Segundo o Dr. Diocésio de Andrade, quando se trata de marcadores moleculares, os mais importantes para pacientes com câncer de endométrio recidivante ou metastático são, de fato, instabilidade de microssatélites, HER2 e, ainda, P53. “Por exemplo, se a paciente tem instabilidade de microssatélite, a imunoterapia tem mais resultado do que naquelas com estabilidade", disse, lembrando que, no caso da proteína HER2, o resultado positivo para esse marcador possibilita lançar mão de medicamentos anti-HER2, tal como o trastuzumabe.

Algumas recomendações apontadas pelos especialistas consultados, no entanto, ainda estão distantes de muitos brasileiros, afirmou o pesquisador. Isso porque o Sistema Único de Saúde (SUS) só disponibiliza quimioterapia e hormonioterapia para pacientes com câncer de endométrio recidivante ou metastático. No Brasil, o acesso à imunoterapia e à terapia-alvo ainda é restrito aos serviços de saúde privados.

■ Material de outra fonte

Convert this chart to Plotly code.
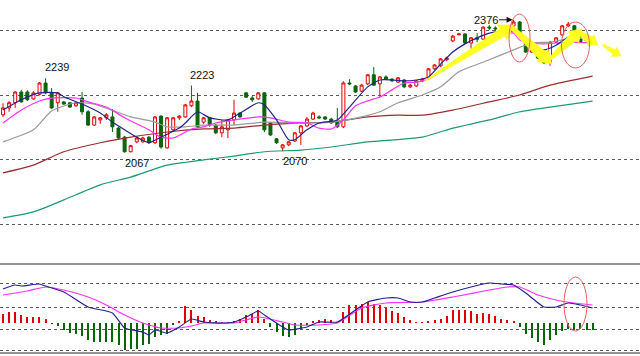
import plotly.graph_objects as go
import math

# ---------------- data ----------------
opens = [2155,2171,2183,2208,2208,2192,2203,2229,2206,2183,2185,2183,2176,2194,2162,2131,2143,2148,2150,2124,
         2103,2069,2092,2092,2103,2090,2152,2078,2120,2148,2150,2176,2187,2138,2148,2131,2113,2120,2143,2159,
         2206,2194,2192,2206,2136,2099,2078,2085,2094,2113,2129,2145,2150,2150,2145,2138,2127,2229,2222,2210,
         2227,2248,2227,2243,2238,2231,2236,2220,2222,2234,2241,2262,2269,2283,2327,2341,2343,2322,2334,2331,
         2359,2357,2352,2352,2362,2371,2324,2301,2301,2287,2276,2324,2341,2362,2362,2341,2334,2327]
highs = [2182,2187,2210,2213,2212,2210,2231,2240,2217,2208,2187,2185,2185,2208,2166,2152,2150,2159,2168,2127,
         2106,2085,2103,2104,2106,2152,2154,2150,2150,2154,2180,2223,2206,2150,2150,2134,2143,2145,2190,2161,
         2208,2199,2208,2208,2138,2101,2087,2094,2115,2131,2150,2162,2154,2152,2148,2171,2233,2238,2224,2227,
         2250,2266,2245,2247,2240,2243,2238,2227,2236,2241,2264,2273,2287,2290,2341,2345,2345,2336,2345,2361,
         2364,2361,2355,2362,2376,2373,2327,2308,2303,2290,2327,2336,2364,2371,2364,2343,2336,2334]
lows = [2150,2162,2171,2183,2187,2190,2200,2203,2168,2162,2178,2171,2173,2155,2129,2129,2134,2143,2115,2098,
        2067,2068,2089,2090,2087,2087,2076,2076,2117,2143,2148,2173,2124,2134,2127,2110,2103,2101,2131,2148,
        2194,2185,2190,2115,2106,2087,2070,2082,2092,2085,2127,2143,2145,2143,2134,2124,2124,2224,2206,2208,
        2224,2222,2196,2236,2231,2229,2217,2217,2220,2231,2238,2259,2266,2280,2324,2340,2320,2306,2324,2329,
        2352,2350,2345,2350,2359,2336,2299,2299,2285,2273,2269,2322,2338,2359,2343,2322,2324,2324]
closes = [2171,2183,2208,2185,2190,2206,2229,2206,2171,2206,2180,2173,2183,2162,2131,2150,2148,2155,2127,2101,
          2069,2083,2101,2101,2090,2150,2080,2148,2148,2152,2178,2187,2127,2148,2131,2113,2127,2143,2159,2150,
          2196,2190,2206,2120,2108,2090,2085,2092,2113,2129,2145,2159,2148,2145,2136,2127,2229,2227,2208,2224,
          2248,2224,2243,2238,2234,2241,2220,2224,2234,2238,2262,2271,2285,2287,2338,2343,2322,2334,2331,2359,
          2357,2355,2348,2359,2371,2338,2301,2306,2287,2276,2324,2334,2362,2366,2345,2324,2327,2331]
candle_idx = list(range(len(opens)))

# moving averages (candle index, price)
ma5_idx = [0,3,6,9,10,13,16,18,20,22,24,26,28,29,30,32,34,37,39,42,43,45,47,48,50,52,55,57,60,62,64,66,68,70,72,74,76,78,80,82,84,86,89,91,93,95,97]
ma5_val = [2166,2190,2206,2206,2197,2180,2159,2138,2120,2103,2090,2103,2117,2124,2136,2162,2148,2143,2159,2183,2178,2143,2097,2097,2120,2136,2143,2173,2220,2236,2236,2234,2236,2243,2273,2301,2320,2334,2345,2350,2348,2324,2306,2317,2336,2345,2334]
ma10_idx = [0,3,6,8,12,14,17,20,24,26,28,31,33,35,38,42,44,47,50,52,54,56,58,61,62,64,66,68,70,73,76,79,82,84,85,87,89,91,93,97]
ma10_val = [2136,2166,2187,2194,2194,2185,2173,2148,2120,2103,2101,2122,2127,2136,2143,2150,2148,2138,2136,2124,2122,2143,2176,2192,2196,2213,2229,2231,2238,2266,2296,2322,2343,2345,2329,2322,2320,2322,2324,2322]
ma20_idx = [0,5,8,12,15,21,25,27,30,33,38,43,49,54,59,62,65,69,72,75,80,84,87,90,94,97]
ma20_val = [2092,2120,2164,2183,2180,2150,2138,2127,2127,2131,2131,2138,2136,2138,2150,2162,2183,2201,2220,2255,2283,2306,2322,2324,2334,2329]
ma60_idx = [0,5,10,16,21,27,33,38,43,49,54,60,65,69,74,80,85,90,97]
ma60_val = [2020,2038,2069,2090,2103,2115,2122,2124,2131,2136,2138,2150,2154,2154,2166,2185,2201,2224,2245]
ma120_idx = [0,5,10,16,21,27,33,38,43,49,54,60,69,74,80,85,90,97]
ma120_val = [1915,1929,1957,1992,2010,2038,2050,2059,2069,2073,2080,2092,2103,2124,2143,2162,2173,2187]

# MACD panel
macd_hist = [9.3,11,11,7.7,6,6,6,4.3,-0.5,-3.3,-6.7,-10,-10.7,-13.3,-17.3,-19,-19,-19,-19,-22.3,
             -26.7,-25.7,-26.3,-22.3,-20.7,-14,-12.3,-10.7,-2.3,2,16.7,12.7,6.7,6,2.7,2,1,0.5,2,4.3,
             7.7,9.3,12.7,4.3,-4,-9,-13.3,-14,-12.3,-5.7,-2.3,2,3.3,4.3,2.7,1,11,17.7,17.7,19.3,
             21,19.3,17.7,15.3,11.7,10,6,2.7,1,0.5,2,2.7,4.3,6.7,12.7,13.3,12.7,11.7,9.3,10,
             8.7,6.7,4.3,2.7,2,-4,-10.7,-14.7,-19,-22.3,-17.3,-12.3,-8,-5.7,-6.7,-5.7,-6.7,-6.7]
dif_idx = [0,2,3,6,7,10,14,18,20,23,24,25,27,29,31,33,36,38,40,42,43,46,47,50,52,55,58,60,63,65,67,69,71,74,77,80,82,84,86,89,91,93,95,97]
dif_val = [34,38,37,39,37,31,16,10,-5,-9,-12,-7,-10,-4,4,1,0,1,6,12,8,-4,-7,-4,1,1,13,21,25,25,21,21,25,31,36,40,39,38,30,16,16,20,18,15]
dea_idx = [0,4,7,10,14,17,20,23,26,29,31,33,38,42,46,48,52,55,59,63,69,74,80,83,85,88,91,94,97]
dea_val = [28,32,36,33,26,18,8,0,-5,-5,-3,0,0,6,1,-2,-2,0,15,20,21,26,33,36,36,28,23,20,18]

# high / low labels
label_text = ["2239", "2223", "2067", "2070"]
label_idx = [7, 31, 20, 46]
label_side = ["high", "high", "low", "low"]
peak_idx = 84

# ---------------- figure ----------------
W, H = 640, 356
fig = go.Figure()

RED = "#e00000"
GREEN = "#0a640a"

fig.add_trace(go.Candlestick(
    x=candle_idx, open=opens, high=highs, low=lows, close=closes,
    increasing=dict(line=dict(color=RED, width=1), fillcolor="white"),
    decreasing=dict(line=dict(color=GREEN, width=1), fillcolor=GREEN),
    whiskerwidth=0, showlegend=False, xaxis="x", yaxis="y"))

for xs, ys, col, w in [(ma120_idx, ma120_val, "#1e9a6e", 1.2),
                       (ma60_idx, ma60_val, "#9a2f2f", 1.2),
                       (ma20_idx, ma20_val, "#9a9a9a", 1.2),
                       (ma10_idx, ma10_val, "#ff33ff", 1.2),
                       (ma5_idx, ma5_val, "#23238c", 1.2)]:
    fig.add_trace(go.Scatter(x=xs, y=ys, mode="lines", line=dict(color=col, width=w, shape="spline", smoothing=0.6),
                             showlegend=False, hoverinfo="skip", xaxis="x", yaxis="y"))

fig.add_trace(go.Bar(x=candle_idx, y=macd_hist, width=0.17,
                     marker=dict(color=[RED if v >= 0 else GREEN for v in macd_hist], line=dict(width=0)),
                     showlegend=False, xaxis="x2", yaxis="y2"))
fig.add_trace(go.Scatter(x=dea_idx, y=dea_val, mode="lines", line=dict(color="#ff33ff", width=1.2, shape="spline", smoothing=0.5),
                         showlegend=False, xaxis="x2", yaxis="y2"))
fig.add_trace(go.Scatter(x=dif_idx, y=dif_val, mode="lines", line=dict(color="#23238c", width=1.2, shape="spline", smoothing=0.5),
                         showlegend=False, xaxis="x2", yaxis="y2"))

# axis geometry
XR = [-0.5, 104.8]
main_dom = [0.27, 1.0]
macd_dom = [0.0084, 0.2584]
yr_main = [1817.4, 2422.1]
yr_macd = [-30, 59]

grid = dict(showgrid=True, griddash="dot", gridcolor="#5a5a5a", gridwidth=1,
            showticklabels=False, zeroline=False, showline=False, ticks="")
fig.update_layout(
    width=W, height=H, margin=dict(l=0, r=0, t=0, b=0),
    paper_bgcolor="white", plot_bgcolor="white", bargap=0,
    xaxis=dict(domain=[0, 1], range=XR, visible=False, rangeslider=dict(visible=False), anchor="y"),
    yaxis=dict(domain=main_dom, range=yr_main, tickvals=[1900, 2050, 2200, 2350], anchor="x", **grid),
    xaxis2=dict(domain=[0, 1], range=XR, visible=False, anchor="y2", matches="x"),
    yaxis2=dict(domain=macd_dom, range=yr_macd, tickvals=[-27, -6, 16, 40], anchor="x2", **grid),
)

# panel separators
for yy in [0, 1]:
    fig.add_shape(type="line", xref="paper", yref="y2 domain", x0=0, x1=1, y0=yy, y1=yy,
                  line=dict(color="#707070", width=1.5))

# high / low labels
font = dict(family="Liberation Sans Narrow, Liberation Sans, Arial", size=11, color="#111111")
for t, i, side in zip(label_text, label_idx, label_side):
    if side == "high":
        fig.add_annotation(x=i, y=highs[i], text=t, showarrow=False, font=font,
                           xanchor="center", yanchor="bottom", xshift=11, yshift=3)
    else:
        fig.add_annotation(x=i, y=lows[i], text=t, showarrow=False, font=font,
                           xanchor="center", yanchor="top", xshift=12, yshift=-2)
fig.add_annotation(x=peak_idx, y=highs[peak_idx], text=str(highs[peak_idx]), showarrow=True,
                   ax=-28, ay=0, arrowhead=2, arrowsize=1.2, arrowwidth=1, arrowcolor="#111111",
                   standoff=1, font=font)

# decorations: yellow arrows and red ellipses (pixel geometry of the drawing)
def px(x, y):
    return x / W, 1 - y / H

def arrow_path(x0, y0, x1, y1, w0, w1, hw, hl):
    L = math.hypot(x1 - x0, y1 - y0)
    ux, uy = (x1 - x0) / L, (y1 - y0) / L
    nx, ny = -uy, ux
    bx, by = x1 - ux * hl, y1 - uy * hl
    pts = [(x0 + nx * w0 / 2, y0 + ny * w0 / 2), (bx + nx * w1 / 2, by + ny * w1 / 2),
           (bx + nx * hw / 2, by + ny * hw / 2), (x1, y1),
           (bx - nx * hw / 2, by - ny * hw / 2), (bx - nx * w1 / 2, by - ny * w1 / 2),
           (x0 - nx * w0 / 2, y0 - ny * w0 / 2)]
    s = ""
    for k, (a, b) in enumerate(pts):
        pa, pb = px(a, b)
        s += ("M" if k == 0 else "L") + f"{pa:.5f},{pb:.5f} "
    return s + "Z"

yellow_arrows = [(425, 81, 514, 25, 1, 9, 18, 14),
                 (511, 27, 552, 64, 4, 10, 17, 13),
                 (549, 60, 582, 29, 3, 9, 16, 12),
                 (578, 32, 598, 45, 4, 8, 13, 9),
                 (603, 45, 621, 56, 2, 5, 11, 8)]
for a in yellow_arrows:
    fig.add_shape(type="path", xref="paper", yref="paper", path=arrow_path(*a),
                  fillcolor="#ffff22", line=dict(color="#ffff22", width=0.5), layer="above")

for cx, cy, rx, ry in [(519.5, 38, 10.5, 24), (575.5, 45, 14, 23), (575.5, 304, 11.5, 27)]:
    x0, y0 = px(cx - rx, cy - ry)
    x1, y1 = px(cx + rx, cy + ry)
    fig.add_shape(type="circle", xref="paper", yref="paper", x0=x0, x1=x1, y0=y1, y1=y0,
                  line=dict(color="#e86060", width=1), layer="above")

fig.write_html("out.html", config={"displayModeBar": False},
               post_script="document.body.style.margin='0';document.body.style.overflow='hidden';")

Quanto à testagem molecular, embora seja realizada em alguns serviços de saúde públicos, ainda não está amplamente disponível no SUS.

Apesar do acesso limitado à imunoterapia no Brasil, o tratamento tem sido cada vez mais adotado no mundo todo. Segundo o Dr. Diocésio, no final de março e após a publicação do consenso brasileiro, foram apresentados no congresso de 2023 da Society of Gynecologic Oncology resultados de dois estudos (RUBY e NRG-GY018) que trazem uma nova perspectiva para este tratamento. De acordo com os dados, que também foram publicados no New England Journal of Medicine, [6,7] a imunoterapia é capaz de melhorar a sobrevida livre de doença de pacientes com câncer de endométrio avançado quando utilizada como tratamento de primeira linha associado à quimioterapia. “A oncologia está em uma crescente evolução. E, agora, com estes últimos trabalhos, a imunoterapia, antes utilizada em segunda linha, já passa a ser [tratamento de] primeira linha junto com a quimioterapia”, explicou o médico.